The king munched on; the mob took and sacked the palace; thousands lay dead in the Place du Carrousel, around the Tuileries, and in the Champs Élysées. The throne was demolished, and the last vestiges of the old court régime and the monarchy of the superb Louis Quatorze disappeared forever.
And now followed those long months of imprisonment in the Temple,—months of unutterable suffering, while the king was on trial for his life. And then that sorrowful night of the 20th of January, when for the last time the king was permitted to behold his family. Ah! what prayers, what groans, what tears were heard and seen that night. Then came that awful morning of the 21st of January, 1793, and while the king was suffering upon the guillotine, the queen, with Madame Elizabeth and the children, remained in their prison, in the endurance of anguish as severe as could be laid on human hearts. As the deep booming of the artillery announced that the fatal axe had fallen, poor Marie Antoinette swooned dead away.
But haste we on to the last act of the dreadful tragedy.

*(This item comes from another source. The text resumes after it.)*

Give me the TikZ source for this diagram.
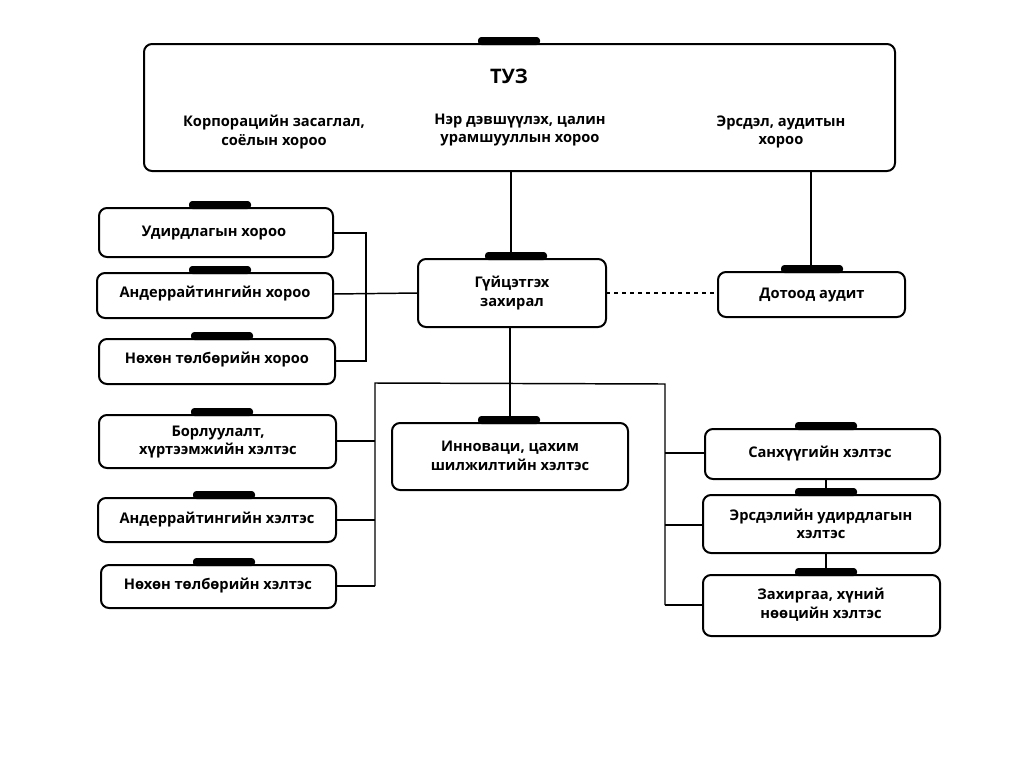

On the 2d of August, 1793, Marie Antoinette Jeanne Josèphe de Lorraine, Queen of France and Navarre and Archduchess of Austria, the once brilliant sovereign of Versailles, now a prisoner and a widow, torn from her children and treated like a common felon, was removed from the prison of the Temple to that of the Conciergerie, there to linger until her release from human barbarity on the 16th of October. In one of the vast halls of this edifice, when occupied by the Parliament, Louis XIV. had entered during a sitting, booted and spurred, and declared that he was the state. “It was a strange fate that this building, once the dwelling-place of the sovereigns of the House of Capet, when holding their state in the capital, should see a captive within its walls, the widow of their descendant,—the ‘widow Capet,’ as the Jacobins described her in their blood-stained edicts.” The damp, foul dungeons were the most gloomy tombs imagination can conceive. Down the dripping and slimy steps the queen was led by the light of a tallow candle, until, through a labyrinth of corridors, she approached her iron door. The rusty hinges grated as the door was opened, and entering, she struck her forehead against the low beam.